Biographical Information
Elizabeth Tompkins, born in Albemarle County in 1899, earned a bachelor's degree from Westhampton College and a master's degree from Columbia University before she applied to study law at Virginia in 1920. With the encouragement of her father, Tompkins, age twenty-two, became one of the first women admitted to the Law School. These letters indicate that her pioneering experience was not an easy one for her; however, she became Virginia's first female law graduate, finishing near the top of the Class of 1923. She was also the first woman to be admitted to the Virginia State Bar.
Despite her high class ranking, Tompkins had trouble breaking into law practice. For two years after graduation, she clerked in Charlottesville for Judge R.T.W. Duke, Jr. Then in 1925, following the advice of Dean Lile, she moved to Richmond, where she began practicing, first with H. Carter Redd and later with Carter L. Refo.
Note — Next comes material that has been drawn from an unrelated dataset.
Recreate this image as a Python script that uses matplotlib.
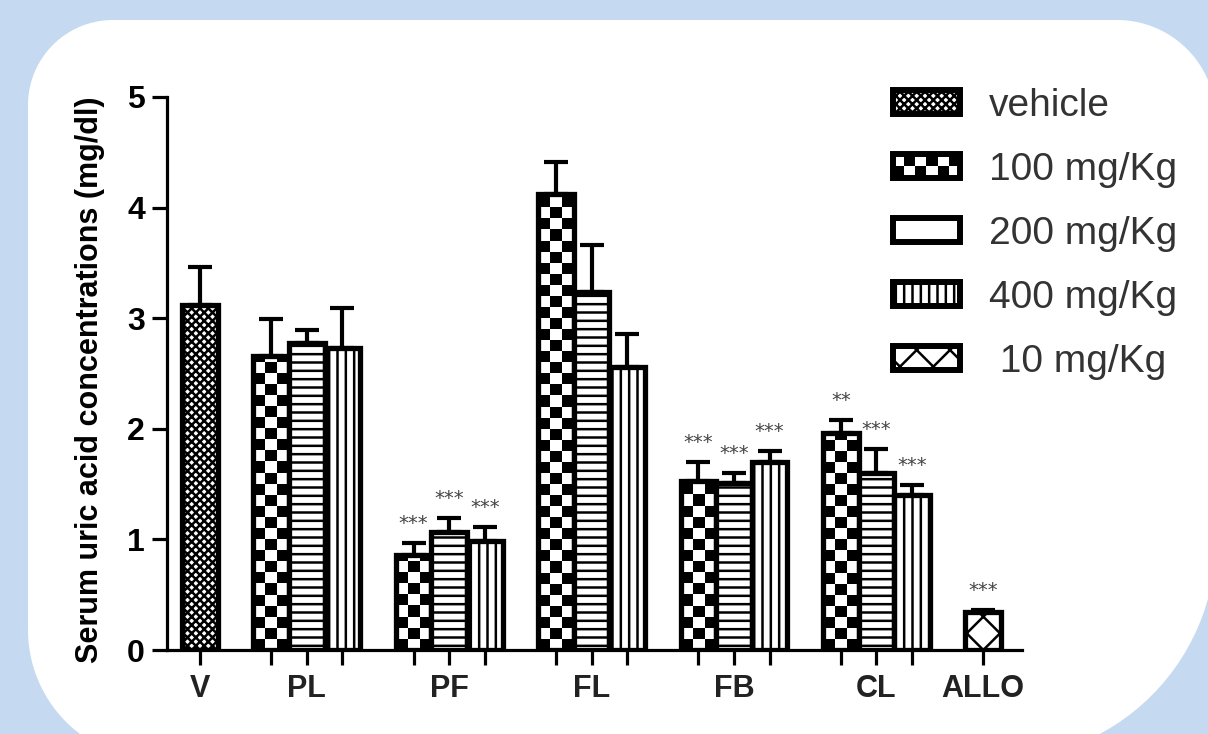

She also served as commissioner of accounts for Hanover County and commissioner in chancery for circuit courts in Hanover and Richmond.
Tompkins played an active leadership role at the University of Richmond, serving as president of the Westhampton College Alumnae Association and sitting for thirty years on the U. of R. Board of Trustees. Richmond awarded her an honorary doctor of laws degree in 1970. In 1981, two years after she had retired from law practice, Elizabeth Tompkins died at the age of eighty-three.